The controversy surrounding efforts to outlaw "partial-birth
abortion", as it is called by its opponents,
is an example of how the Right uses an issue to its advantage. Late-term
abortion emerged as a widely debated topic in the mid 1990s, and the
Right has successfully kept it active on state and federal legislative
agendas ever since. At first, the right's activism appeared to be focused
on opposition to a particular procedure, known medically as Dilation
and Extraction (D&X ). But as the debates have worn on, it has become
clear that the focus on late-term abortion is part of the overall strategy
to abolish all legal abortions.
Late-term abortion is an uncommon
medical procedure done in the third trimester.

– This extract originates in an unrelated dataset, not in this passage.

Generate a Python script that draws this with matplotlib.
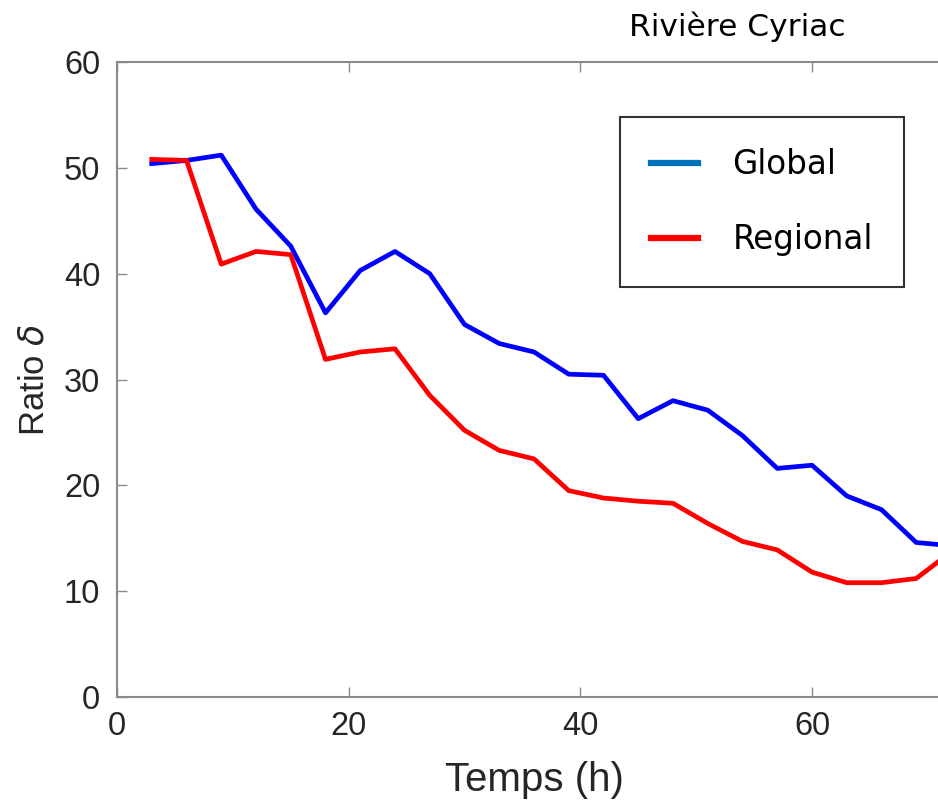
import numpy as np
import matplotlib.pyplot as plt
from matplotlib.lines import Line2D

# Temps (h) and ratio delta for the two models
temps = [3, 6, 9, 12, 15, 18, 21, 24, 27, 30, 33, 36, 39, 42, 45, 48,
         51, 54, 57, 60, 63, 66, 69, 72]
ratio_global = [50.4, 50.7, 51.2, 46.1, 42.6, 36.3, 40.3, 42.1, 40.0, 35.2,
                33.4, 32.6, 30.5, 30.4, 26.3, 28.0, 27.1, 24.7, 21.6, 21.9,
                19.0, 17.7, 14.6, 14.3]
ratio_regional = [50.8, 50.7, 40.9, 42.1, 41.8, 31.9, 32.6, 32.9, 28.5, 25.2,
                  23.3, 22.5, 19.5, 18.8, 18.5, 18.3, 16.4, 14.7, 13.9, 11.8,
                  10.8, 10.8, 11.2, 13.7]
series_names = ['Global', 'Regional']

W, H = 938, 809
fig = plt.figure(figsize=(W / 100, H / 100), dpi=100)
# axes run slightly past the right edge of the picture (cropped like the original)
ax = fig.add_axes([117 / W, (H - 697) / H, (951 - 117) / W, (697 - 62) / H])

ax.plot(temps, ratio_global, color='#0000ff', lw=3.4)
ax.plot(temps, ratio_regional, color='#ff0000', lw=3.4)

ax.set_xlim(0, 72)
ax.set_ylim(0, 60)
ax.set_xticks([0, 20, 40, 60])
ax.set_yticks(np.arange(0, 61, 10))

grey = '#8a8a8a'
for sp in ax.spines.values():
    sp.set_color(grey)
    sp.set_linewidth(1.5)
ax.tick_params(direction='in', length=7, width=1, color=grey,
               top=True, right=True, labelsize=23.5, labelcolor='#262626')
ax.tick_params(axis='x', pad=10)
ax.tick_params(axis='y', pad=12)
for lab in ax.get_xticklabels() + ax.get_yticklabels():
    lab.set_family('Liberation Sans')

ax.set_xlabel('Temps (h)', fontsize=29, color='#262626', family='Liberation Sans', labelpad=14)
ax.set_ylabel(r'Ratio $\delta$', fontsize=25, color='#262626', family='Liberation Sans', labelpad=10)

fig.text(737 / W, 1 - 27 / H, 'Rivière Cyriac', fontsize=22.5, ha='center', va='center',
         family='DejaVu Sans', color='black')

# legend swatch for Global uses a different blue than the line, as in the original
handles = [Line2D([], [], color='#0072bd', lw=4.5),
           Line2D([], [], color='#ff0000', lw=4.5)]
leg = fig.legend(handles, series_names, loc='upper left',
                 bbox_to_anchor=(620 / W, 1 - 117 / H),
                 frameon=True, fancybox=False, edgecolor='black',
                 handlelength=1.45, handletextpad=1.05, labelspacing=1.3,
                 borderpad=0.95, borderaxespad=0,
                 prop={'family': 'DejaVu Sans', 'size': 23.5})
leg.get_frame().set_linewidth(1.5)

fig.savefig('out.png', dpi=100)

When the right uses the carefully chosen term "partial-birth abortion," it
plays to the ardent emotions of both the pro- and anti-choice forces
as well as to the substantial group of Americans in the "middle" who
support a woman's right to choose but are vulnerable to arguments that
would justify certain restrictions. The phrase "partial-birth abortion" is
a political, not a medical, description of the procedure, and so it has
been necessary to define it when creating legislation. Although the meaning
and intent of the term have been the focus of much debate, the widespread
use of the term "partial-birth abortion" in the media and by
the public is an indication of the success of the right in controlling
how the topic is discussed.
Legislation was first introduced in Congress in 1995 as
a bill to ban "partial-birth abortions." Congress
has considered and even passed similar laws that so far have been blocked
by Presidential vetoes based on the lack of an exception for the health of
the woman. Reviewing the language of the bills
helped legal analysts see that the wording of these bills and their many
state counterparts was vague enough to outlaw virtually all abortions.
In addition to D&X, the more common procedure, D&E, or Dilation
and Evacuation, often done in the second trimester of pregnancy,
would be outlawed as well. Nevertheless, laws banning "partial-birth
abortions" have been passed in over 30 states. Pro-choice advocates
have been kept busy challenging the constitutionality of these laws.
In fact, requiring pro-choice organizations to tie up their resources
on litigation has become a standard tactic of the Right. Because federal
appeals courts have delivered conflicting decisions about these state
laws, the US Supreme Court will rule on the Nebraska "partial-birth
abortion" law in Carhart v. Stenberg at the 2000 session.
This will be the first major abortion ruling since 1992. It is evidence
of the speed and effectiveness of the right's infrastructure that propelled
the issue to prominence in such a short time.
Early on in the debates, anti-abortion strategists claimed
moral superiority in opposing late-term abortions.
In a 1995 radio show, James Dobson referred to the procedure as a "Nazi era
experimentation," where doctors "suck
the brain matter out of a living, viable baby for use in medical experiments," eliciting
images of eugenics and demented physicians.
Anti-abortion organizations such as NRLC began publishing drawings of
the procedure that were intended to shock viewers into outrage while
insisting that the images were medically accurate. Sen. Rick Santorum
(R-PA), another early opponent, described D & E as, "infanticide." This
claim to moral superiority was further aided by the 1997 admission by
Ron Fitzsimmons, Executive Director of the National Coalition of Abortion
Providers, that he had publicly underestimated the number of late-term
abortions performed in this country.
By focusing on abortion providers'
guilt, anti-choice forces omit any reference to the women who undergo
the procedure-their circumstances or their needs. In addition to women
who are at high health risk in their pregnancies,
and older women for whom potential birth defects are a pressing issue,
the women who choose late-term abortion are overwhelmingly less educated
about their health needs, more often impoverished and more often women
of color. Removing late-term abortion from its medical and
social context and misrepresenting and sensationalizing its purpose and
need are examples of how the Right has used late-term abortion and abortion
in general for its own political ends.